Sempre detestei terno e gravata, mas, naquele início dos anos 80, para ver Moustaki, aluguei um smoking, pela primeira vez na vida. O convite, não me lembro como consegui, mas certamente foi através de Regina, então editora na Abril, cheia de contatos.

O show de Moustaki no Municipal não foi glorioso. Ao contrário. A imensa maioria das pessoas não conhecia Moustaki – ele é bem menos conhecido que Montand, evidentemente.
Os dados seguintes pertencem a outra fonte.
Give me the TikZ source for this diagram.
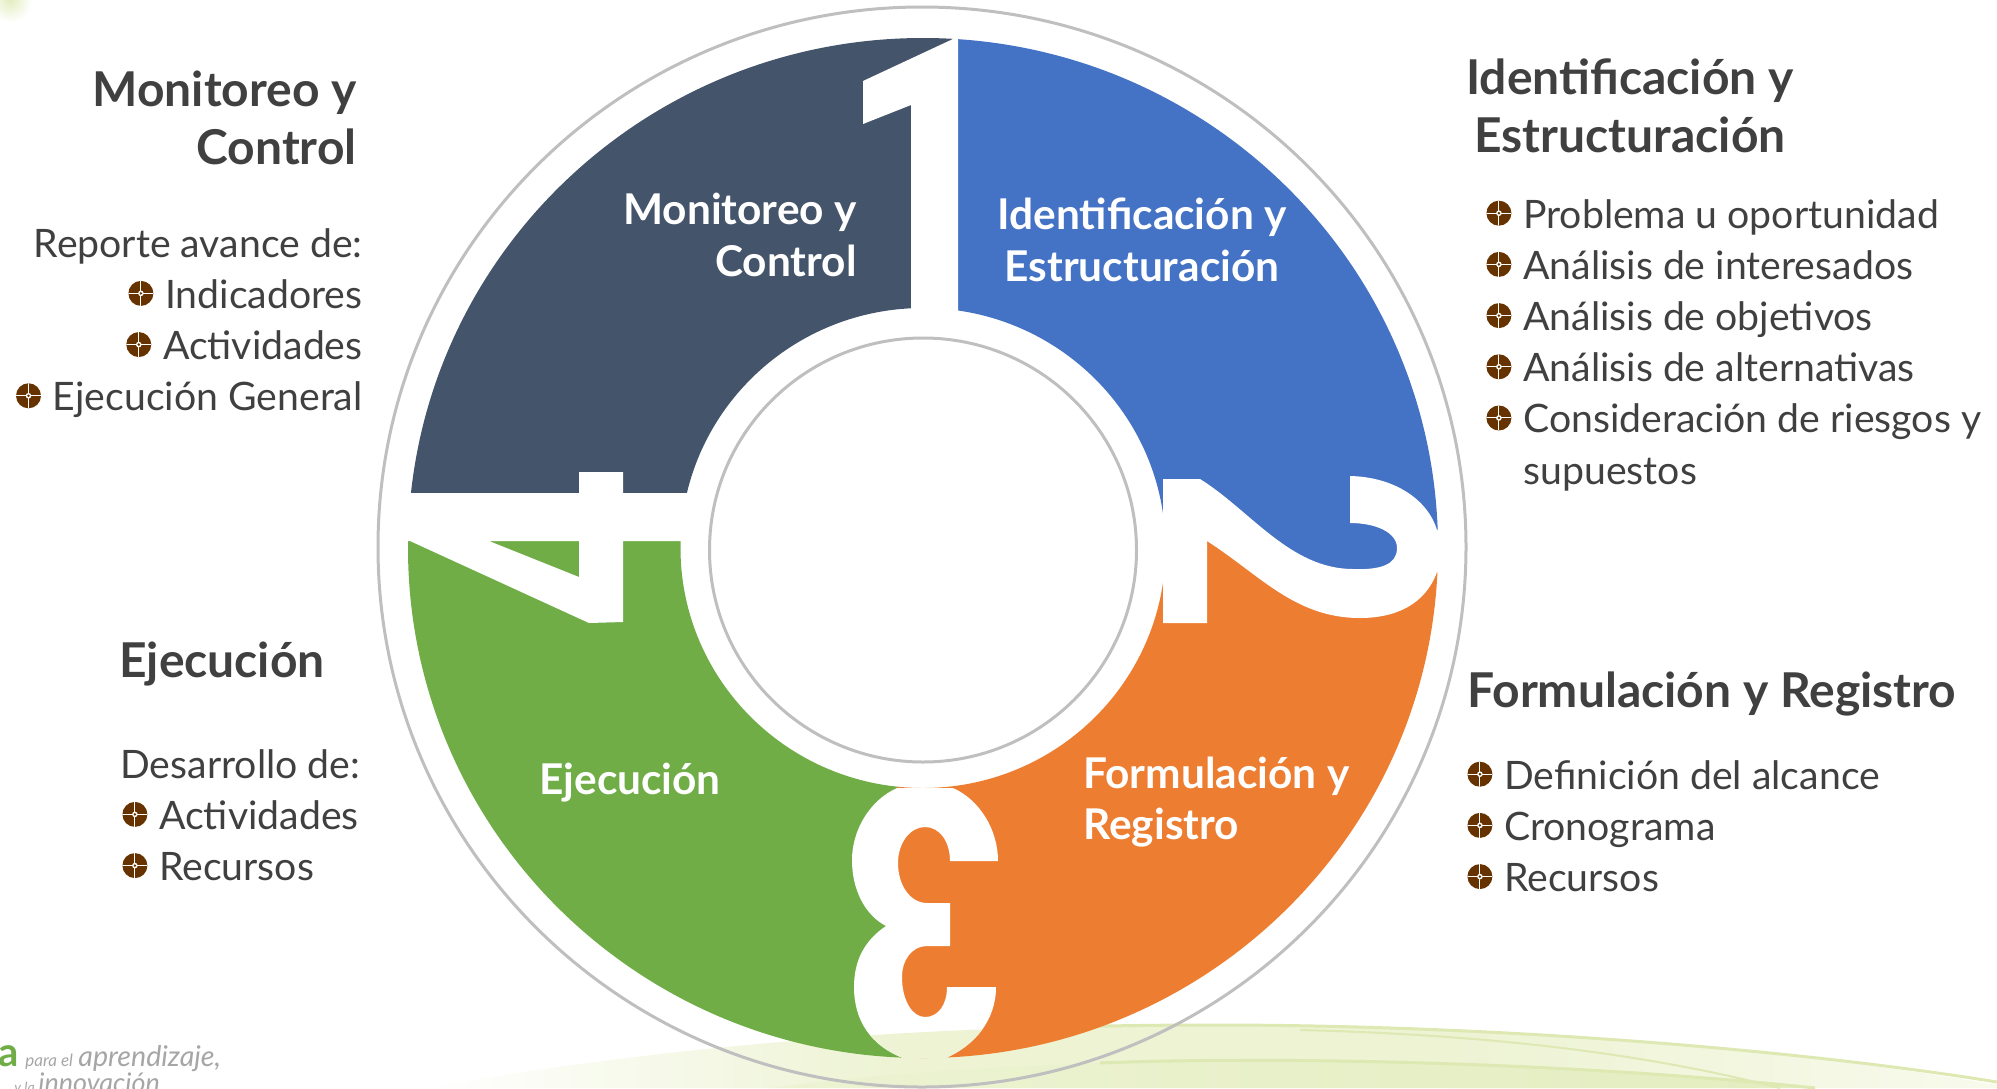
\documentclass[tikz,border=0pt]{standalone}
\usepackage{fontspec}
\setmainfont{Lato}
\definecolor{CD}{HTML}{44546A}
\definecolor{CB}{HTML}{4472C4}
\definecolor{CO}{HTML}{ED7D31}
\definecolor{CG}{HTML}{70AD47}
\definecolor{CT}{HTML}{404040}
\definecolor{CM}{HTML}{663300}
\definecolor{CL}{HTML}{BFBFBF}
\definecolor{SW1}{HTML}{EDF3D3}
\definecolor{SW2}{HTML}{E3EDBF}
\definecolor{SW3}{HTML}{DDE8B2}
\definecolor{SW4}{HTML}{F8FAEC}
\tikzset{
  TXT/.style = {text=CT, inner sep=0pt, font=\fontsize{19.6}{25.6}\selectfont},
   HD/.style = {text=CT, inner sep=0pt, font=\fontsize{24}{29}\selectfont\bfseries},
   IN/.style = {text=white, inner sep=0pt, font=\fontsize{21.2}{25.7}\selectfont\bfseries},
   LG/.style = {anchor=base west, inner sep=0pt, text=gray!70},
  BUL/.style = {circle, fill=CM, minimum size=12.5pt, inner sep=0pt,
                path picture={\draw[white, line width=.5pt]
                    (path picture bounding box.north) -- (path picture bounding box.south)
                    (path picture bounding box.west) -- (path picture bounding box.east);
                    \fill[white] (path picture bounding box.center) circle (1.4pt);
                    \fill[CM] (path picture bounding box.center) circle (.7pt);}},
}
\newcommand{\Bul}{\tikz[baseline=-.75ex]\node[BUL]{};\hspace{.3em}}
% ring, cut by the clip of each sector
\newcommand{\ringpath}{(923,548) ellipse [x radius=515, y radius=510]
                       (923,548) ellipse [x radius=242.5, y radius=240]}
% digit three is a hole: the background stays visible in it
\newcommand{\threepath}{(897,788) .. controls (870,800) and (852,830) .. (852,860)
   .. controls (852,890) and (865,915) .. (886,926)
   .. controls (865,940) and (854,960) .. (854,987)
   .. controls (854,1020) and (870,1045) .. (903,1058) -- (946,1058)
   .. controls (975,1045) and (996,1020) .. (996,987) -- (947,987)
   .. controls (947,1005) and (938,1017) .. (925,1017)
   .. controls (912,1017) and (902,1000) .. (902,977)
   .. controls (902,960) and (912,946) .. (927,946) -- (950,946) -- (950,903) -- (927,903)
   .. controls (910,903) and (898,885) .. (898,863)
   .. controls (898,843) and (910,827) .. (925,827)
   .. controls (940,827) and (950,842) .. (950,861) -- (998,861)
   .. controls (998,830) and (980,800) .. (953,788) -- cycle}
\newcommand{\swoosh}{%
  \begin{scope}
  \clip (426,1088) .. controls (700,1040) and (950,1025) .. (1214,1025)
    .. controls (1500,1025) and (1800,1050) .. (1997,1085) -- (1997,1088) -- cycle;
  \shade[left color=white, right color=SW1] (426,1000) rectangle (900,1088);
  \fill[SW1] (899,1000) rectangle (1450,1088);
  \shade[left color=SW1, right color=SW4] (1449,1000) rectangle (1997,1088);
  \end{scope}
  \shade[left color=SW1, right color=SW2]
    (770,1088) .. controls (900,1070) and (1100,1060) .. (1300,1060)
    .. controls (1500,1060) and (1700,1075) .. (1815,1088) -- cycle;
  \draw[SW3, line width=1.5pt]
    (1000,1029) .. controls (1080,1026) and (1150,1025) .. (1214,1025)
    .. controls (1500,1025) and (1800,1050) .. (1997,1082);
  \draw[SW3, line width=1.5pt]
    (1100,1063) .. controls (1300,1055) and (1600,1065) .. (1815,1088);
  \draw[SW3, line width=1pt]
    (1300,1030) .. controls (1500,1035) and (1650,1055) .. (1780,1088);
}
\begin{document}
\begin{tikzpicture}[x=.5pt, y=-.5pt]
\clip[use as bounding box] (0,0) rectangle (1997,1088);
\shade[inner color=SW2, outer color=white] (10,0) circle (11pt);
\swoosh
% sectors
\begin{scope}
\clip (0,0) -- (956,0) -- (956,517) -- (0,517) -- cycle;
\fill[CD, even odd rule] \ringpath;
\end{scope}
\begin{scope}
\clip (956,0) -- (1997,0) -- (1997,550) -- (1445,550) -- (1420,560) -- (1355,594)
      -- (1280,560) -- (1207,510) -- (1180,530) -- (956,530) -- cycle;
\fill[CB, even odd rule] \ringpath;
\end{scope}
\begin{scope}
\clip (1997,550) -- (1445,550) -- (1420,560) -- (1355,594) -- (1280,560) -- (1207,510)
      -- (1180,530) -- (897,530) -- (897,1000) -- (903,1088) -- (1997,1088) -- cycle;
\fill[CO, even odd rule] \ringpath;
\end{scope}
\begin{scope}
\clip (0,517) -- (897,517) -- (897,1000) -- (903,1088) -- (0,1088) -- cycle;
\fill[CG, even odd rule] \ringpath;
\end{scope}
% digits
\fill[white] (958,30) -- (958,320) -- (911,320) -- (911,105) -- (863,124) -- (863,81)
             -- (953,39) -- cycle;
\fill[white] (1163,479) -- (1200,479) .. controls (1250,510) and (1290,569) .. (1353,569)
   .. controls (1380,570) and (1397,565) .. (1397,548)
   .. controls (1397,532) and (1375,523) .. (1350,523) -- (1350,476)
   .. controls (1395,477) and (1428,500) .. (1437,530) -- (1445,530) -- (1445,572) -- (1437,572)
   .. controls (1425,605) and (1395,618) .. (1360,618)
   .. controls (1295,618) and (1260,575) .. (1207,541) -- (1207,623) -- (1163,623) -- cycle;
\fill[white] \threepath;
\begin{scope}
\clip \threepath;
\swoosh
\end{scope}
\fill[white, even odd rule] (395,493) -- (579,493) -- (579,472) -- (623,472) -- (623,493)
   -- (690,493) -- (690,541) -- (623,541) -- (623,622) -- (589,623) -- (410,541) -- (395,541) -- cycle
   (489,541) -- (579,577) -- (579,541) -- cycle;
% rings
\draw[CL, line width=1.5pt] (922,547) ellipse [x radius=544, y radius=540];
\draw[CL, line width=1.5pt] (923,550) ellipse [x radius=213.5, y radius=212];
% labels on the ring
\node (in1) [IN, align=right, anchor=east] at (857,235) {Monitoreo y\\Control};
\node (in2) [IN, align=center] at (1142,240) {Identificación y\\Estructuración};
\node (in3) [IN, align=left, anchor=west] at (1083,802) {Formulación y\\Registro};
\node (in4) [IN] at (630,783) {Ejecución};
% left side
\node (h1) [HD, align=right, anchor=east] at (357,118) {Monitoreo y\\Control};
\node (l1) [TXT, align=right, anchor=east] at (363,323)
   {Reporte avance de:\\ \Bul Indicadores\\ \Bul Actividades\\ \Bul Ejecución General};
\node (h4) [HD] at (222,664) {Ejecución};
\node (l4) [TXT, align=left, anchor=west] at (122,815)
   {\hspace*{-1pt}Desarrollo de:\\ \Bul Actividades\\ \Bul Recursos};
% right side
\node (h2) [HD, align=center] at (1630,106) {Identificación y\\Estructuración};
\node (l2) [TXT, align=left, anchor=west] at (1486,345)
   {\Bul Problema u oportunidad\\ \Bul Análisis de interesados\\ \Bul Análisis de objetivos\\
    \Bul Análisis de alternativas\\ \Bul Consideración de riesgos y\\ \hspace*{18.5pt}supuestos};
\node (h3) [HD, anchor=west] at (1467,694) {Formulación y Registro};
\node (l3) [TXT, align=left, anchor=west] at (1467,826)
   {\Bul Definición del alcance\\ \Bul Cronograma\\ \Bul Recursos};
% logo
\node (lg0) [LG, text=CG, font=\fontsize{20}{20}\selectfont\bfseries] at (-2,1066) {a};
\node (lg1) [LG, font=\fontsize{8.5}{9}\selectfont\itshape] at (25,1066) {para el};
\node (lg2) [LG, font=\fontsize{14.3}{15}\selectfont\itshape] at (78,1066) {aprendizaje,};
\node (lg3) [LG, font=\fontsize{7}{7}\selectfont\itshape] at (14,1092) {y la};
\node (lg4) [LG, font=\fontsize{13.5}{15}\selectfont\itshape] at (38,1092) {innovación};
\end{tikzpicture}
\end{document}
As pessoas iam deixando o Municipal enquanto Moustaki cantava.

Mas valeu, ah, valeu ter visto Moustaki cantar.

O show dele que vi com Mary na sexta fila do Olympia de Paris em 2003 foi muitíssimo melhor.

Mas o que não consigo entender é por que não tentei ir ao show de Montand.

Naquela mesma época, fui ao Maracanãzinho ver o primeiro show de Mercedes Sosa no Brasil. Algum tempo depois, levei Fernanda e Inês ao Maracanãzinho para ver Tetê Espíndola cantar, numa final de festival, “Escrito nas Estrelas”.

Tive a sorte, a felicidade, o privilégio de ver shows de quase todos os meus maiores ídolos.

Jamais vou me perdoar por não ter visto ao vivo Yves Montand.

Março de 2010

8 Comentários para “Montand, Semprun, o Brasil e eu”

  1. Sérgio,

    tô te lendo, emocionada. Novidade nenhuma.
    Você me emociona desde 1962, na Rua Carangola, quando nenhum de nós poderia imaginar que seguiríamos assim, amigos, quase irmãos.
    Saiba que não foi só você que teve sorte na vida.

    Beijo
    Vivina

  2. Yves tinha razão em ficar chateado, pois perdeu a oportunidade de conhecer o “embuste” que tiraria o Brasil da estagnação e que honrou este país e sua gente ao valorizar seu povo, levando o mundo a reconhecer sua importância. Com certeza Ives gostaria imensamente de tê-lo conhecido.